“Enough With The Lecture”: Paris Deputy Mayor Hits Back At Americans Mocking France’s Lack Of AC
As record heat grips Europe, a senior Paris official has pushed back against Americans poking fun at France’s limited air-conditioning. The deputy mayor argued that it is striking to be lectured by a country responsible for a large share of historical greenhouse gas emissions, where air conditioning saturates daily life, even as those same emissions fuel the very heatwaves now scorching Europe.
Her message was blunt: with roughly nine in ten U.S. homes using air conditioners, widespread cooling comes with a heavy energy and climate tab—especially when electricity grids are still partly powered by fossil fuels. She contended that cities actively cutting emissions should not be derided by countries whose lifestyles and infrastructure have long driven global warming.

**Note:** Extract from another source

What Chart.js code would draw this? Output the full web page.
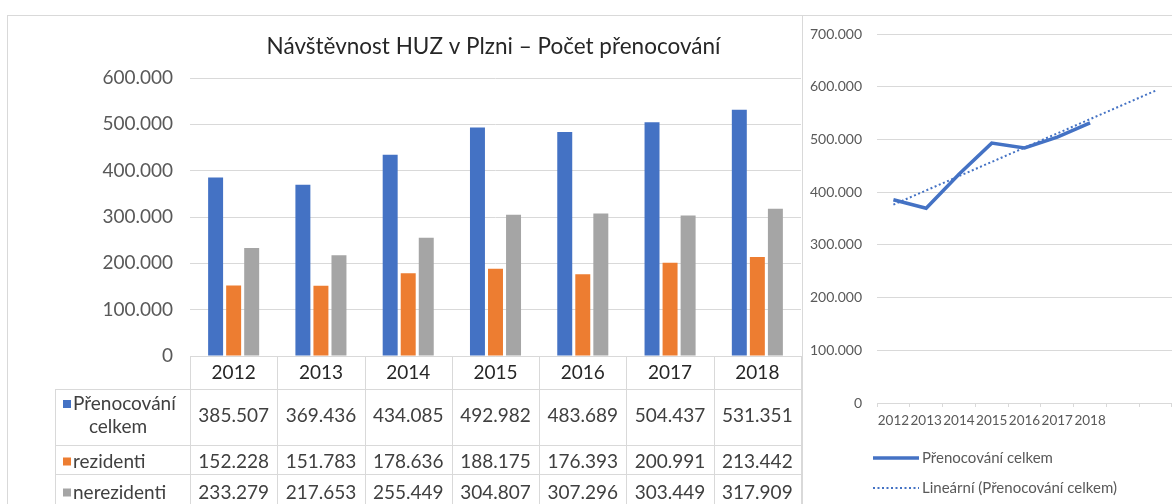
<!DOCTYPE html>
<html><head><meta charset="utf-8">
<script src="https://cdn.jsdelivr.net/npm/chart.js@4"></script>
<style>
html,body{margin:0;padding:0;background:#fff;}
body{width:1172px;height:504px;position:relative;overflow:hidden;font-family:Lato,sans-serif;}
.frame{position:absolute;border-left:1px solid #d9d9d9;border-top:1px solid #d9d9d9;box-sizing:border-box;}
#frameL{left:7px;top:15px;width:796px;height:489px;}
#frameR{left:802px;top:15px;width:370px;height:489px;}
#left{position:absolute;left:0;top:0;}
#right{position:absolute;left:802px;top:0;}
</style>
</head><body>
<div class="frame" id="frameL"></div>
<div class="frame" id="frameR"></div>
<canvas id="left" width="802" height="504"></canvas>
<canvas id="right" width="370" height="504"></canvas>
<script>
const chartTitle = 'Návštěvnost HUZ v Plzni – Počet přenocování';
const years = ['2012','2013','2014','2015','2016','2017','2018'];
const seriesNames = ['Přenocování celkem','rezidenti','nerezidenti'];
const totalStays = [385507,369436,434085,492982,483689,504437,531351];
const residents = [152228,151783,178636,188175,176393,200991,213442];
const nonResidents = [233279,217653,255449,304807,307296,303449,317909];
const seriesColors = ['#4472C4','#ED7D31','#A5A5A5'];
const trendName = 'Lineární (Přenocování celkem)';
const trendLabels = ['2012','2013','2014','2015','2016','2017','2018','',''];
const trendValues = [376234,null,null,null,null,null,null,null,592559];

const fmt = v => v === 0 ? '0' : String(v).replace(/\B(?=(\d{3})+(?!\d))/g, '.');
const FONT = 'Lato';

const titlePlugin = {
  id: 'ctitle',
  afterDraw(chart) {
    const ctx = chart.ctx, a = chart.chartArea;
    ctx.save();
    ctx.fillStyle = '#262626';
    ctx.font = '22.5px ' + FONT;
    ctx.textAlign = 'center';
    ctx.textBaseline = 'middle';
    ctx.fillText(chartTitle, (a.left + a.right) / 2 - 2, 47);
    ctx.restore();
  }
};

const tablePlugin = {
  id: 'dataTable',
  afterDraw(chart) {
    const ctx = chart.ctx, xs = chart.scales.x, a = chart.chartArea;
    const n = years.length, w = (xs.right - xs.left) / n;
    const y0 = a.bottom, y1 = y0 + 33, y2 = y1 + 56, y3 = y2 + 29, yEnd = 505;
    const labelLeft = 55;
    ctx.save();
    ctx.strokeStyle = '#d9d9d9';
    ctx.lineWidth = 1;
    ctx.beginPath();
    ctx.moveTo(xs.left, y0 + 0.5); ctx.lineTo(xs.right, y0 + 0.5);
    [y1, y2, y3].forEach(y => { ctx.moveTo(labelLeft, y + 0.5); ctx.lineTo(xs.right, y + 0.5); });
    for (let i = 0; i <= n; i++) {
      const x = Math.round(xs.left + i * w) + 0.5;
      ctx.moveTo(x, y0); ctx.lineTo(x, yEnd);
    }
    ctx.moveTo(labelLeft + 0.5, y1); ctx.lineTo(labelLeft + 0.5, yEnd);
    ctx.stroke();

    ctx.font = '19px ' + FONT;
    ctx.textBaseline = 'middle';
    ctx.textAlign = 'center';
    ctx.fillStyle = '#262626';
    years.forEach((yr, i) => ctx.fillText(yr, xs.getPixelForValue(i), (y0 + y1) / 2));
    ctx.fillStyle = '#404040';
    const rowsData = [totalStays, residents, nonResidents];
    const rowY = [(y1 + y2) / 2 - 1, (y2 + y3) / 2 + 2, (y3 + yEnd) / 2 + 3];
    rowsData.forEach((arr, r) => arr.forEach((v, i) => ctx.fillText(fmt(v), xs.getPixelForValue(i), rowY[r])));

    ctx.textAlign = 'left';
    const keyX = 63, textX = 73;
    const first = seriesNames[0].split(' ');
    ctx.fillStyle = seriesColors[0]; ctx.fillRect(keyX, rowY[0] - 16, 8, 8);
    ctx.fillStyle = '#404040';
    ctx.fillText(first[0], textX, rowY[0] - 12);
    ctx.textAlign = 'center';
    ctx.fillText(first[1], 118, rowY[0] + 11);
    ctx.textAlign = 'left';
    for (let r = 1; r < 3; r++) {
      ctx.fillStyle = seriesColors[r]; ctx.fillRect(keyX, rowY[r] - 4, 8, 8);
      ctx.fillStyle = '#404040';
      ctx.fillText(seriesNames[r], textX, rowY[r]);
    }
    ctx.restore();
  }
};

new Chart(document.getElementById('left'), {
  type: 'bar',
  data: {
    labels: years,
    datasets: [
      {label: seriesNames[0], data: totalStays, backgroundColor: seriesColors[0]},
      {label: seriesNames[1], data: residents, backgroundColor: seriesColors[1]},
      {label: seriesNames[2], data: nonResidents, backgroundColor: seriesColors[2]}
    ]
  },
  options: {
    responsive: false, animation: false,
    datasets: {bar: {categoryPercentage: 0.62, barPercentage: 0.83}},
    layout: {padding: {left: 0, right: 1, top: 78, bottom: 148}},
    plugins: {legend: {display: false}, tooltip: {enabled: false}, title: {display: false}},
    scales: {
      x: {display: false},
      y: {
        min: 0, max: 600000,
        ticks: {stepSize: 100000, callback: fmt, color: '#595959', font: {family: FONT, size: 19}, padding: 17},
        grid: {color: '#d9d9d9', drawTicks: false},
        border: {display: false},
        afterFit(s) { s.width = 190; }
      }
    }
  },
  plugins: [titlePlugin, tablePlugin]
});

const legendPlugin = {
  id: 'sideLegend',
  afterDraw(chart) {
    const ctx = chart.ctx;
    const ds = chart.data.datasets;
    const items = [{y: 458, ds: ds[0]}, {y: 488, ds: ds[1]}];
    ctx.save();
    items.forEach(it => {
      ctx.strokeStyle = it.ds.borderColor;
      ctx.lineWidth = it.ds.borderWidth;
      ctx.setLineDash(it.ds.borderDash || []);
      ctx.beginPath();
      ctx.moveTo(71, it.y); ctx.lineTo(117, it.y);
      ctx.stroke();
      ctx.setLineDash([]);
      ctx.fillStyle = '#595959';
      ctx.font = '15px ' + FONT;
      ctx.textBaseline = 'middle';
      ctx.textAlign = 'left';
      ctx.fillText(it.ds.label, 120, it.y);
    });
    ctx.restore();
  }
};

new Chart(document.getElementById('right'), {
  type: 'line',
  data: {
    labels: trendLabels,
    datasets: [
      {label: seriesNames[0], data: totalStays, borderColor: '#4472C4', borderWidth: 3.5, pointRadius: 0, tension: 0, fill: false},
      {label: trendName, data: trendValues, borderColor: '#4472C4', borderWidth: 2, borderDash: [2, 2.5], pointRadius: 0, spanGaps: true, fill: false}
    ]
  },
  options: {
    responsive: false, animation: false,
    layout: {padding: {left: 0, right: 0, top: 34, bottom: 71}},
    plugins: {legend: {display: false}, tooltip: {enabled: false}},
    scales: {
      x: {
        offset: true,
        grid: {offset: true, drawOnChartArea: false, color: '#d9d9d9', tickLength: 4},
        border: {color: '#d9d9d9'},
        ticks: {autoSkip: false, maxRotation: 0, color: '#595959', font: {family: FONT, size: 13.5}, padding: 6},
        afterFit(s) { s.height = 30; }
      },
      y: {
        min: 0, max: 700000,
        ticks: {stepSize: 100000, callback: fmt, color: '#595959', font: {family: FONT, size: 14}, padding: 15},
        grid: {color: '#d9d9d9', drawTicks: false},
        border: {display: false},
        afterFit(s) { s.width = 75; }
      }
    }
  },
  plugins: [legendPlugin]
});
</script>
</body></html>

Paris’ Strategy: Cool the City, Not the Planet
Paris has leaned into measures that lower temperatures without supercharging energy demand. City officials point to a portfolio of changes designed to dial down urban heat while shrinking emissions:
- Expanding tree canopies, parks, and shade to reduce the urban heat island.
- Cutting car traffic and reclaiming streets for pedestrians and cyclists.
- Accelerating building retrofits to improve insulation and ventilation, and to lower cooling needs.
- Encouraging sustainable, local food systems and urban agriculture that also cools neighborhoods.
These steps, the deputy mayor suggested, are part of an ecological transition that prioritizes resilience. Her challenge to U.S. critics was clear: if American cities matched the scale and speed of these efforts, global climate risks—and the severity of heatwaves—would diminish for everyone.
France’s Uneasy Relationship With Air Conditioning
France has historically been cool toward AC. Only about a quarter of households have units, a fraction of U.S. levels. That restraint reflects environmental concerns, a building stock designed for temperate climates, and cultural preferences for natural ventilation. But summers are no longer what they were: heatwaves arrive earlier, last longer, and push nighttime temperatures dangerously high. As conditions change, public demand for cooling is rising.
This shift has intensified a national debate. Many on the left argue for urban greening, deep building retrofits, reflective roofs, shading, and district cooling over a rush to install millions of individual units. Others, especially political opponents, are pushing for a large-scale subsidy program to put AC in homes and businesses quickly. The crux of the dispute is not whether people need relief—it’s how to deliver it without locking in higher energy use and emissions for decades.
A Heatwave With a Deadly Toll
The political clash is unfolding as France endures one of its most punishing heatwaves in memory. Public health data indicate at least 1,300 excess deaths since June 21, with older adults and people with underlying health conditions hardest hit. Authorities warn the toll could grow as final records are compiled.
Climate scientists who conduct rapid attribution studies say the exceptional intensity of this heat event would have been extraordinarily unlikely without human-caused warming. Europe, they note, is heating faster than the global average, making extreme temperatures more frequent, longer-lasting, and more dangerous. The current crisis has revived painful memories of 2003, when a catastrophic heatwave claimed around 15,000 lives in France.
Cooling Smarter, Not Just More
The immediate need to protect health is undeniable: cooling centers, targeted AC for the most vulnerable, and clear public guidance save lives. But the deputy mayor’s retort underscores a broader dilemma. Air conditioning is both a lifeline and, if deployed indiscriminately and inefficiently, a feedback loop—pushing up electricity demand, stressing grids, and adding heat and emissions to an already warming world.
There is a middle path. High-efficiency heat pumps powered by cleaner grids, better building envelopes, shading and reflective materials, night ventilation strategies, and urban trees can cut cooling demand dramatically. District cooling systems, water-sensitive design, and reimagined public spaces offer relief at neighborhood scale. Combined with traffic reduction and efficient public transport, these measures curb both heat and the pollution that amplifies it.
Mockery misses the point. The question is not whether people deserve to be cool—it is how to keep cities livable without deepening the crisis. On that score, Paris is betting on structural changes that reduce the need for AC in the first place. The deputy mayor’s message to American critics distilled that urgency into a challenge: less lecturing, more action. If cities on both sides of the Atlantic commit to cutting emissions and building heat-resilient neighborhoods, the benefits will be felt from Parisian boulevards to American suburbs—especially during the next heatwave that, in a warming world, is never far away.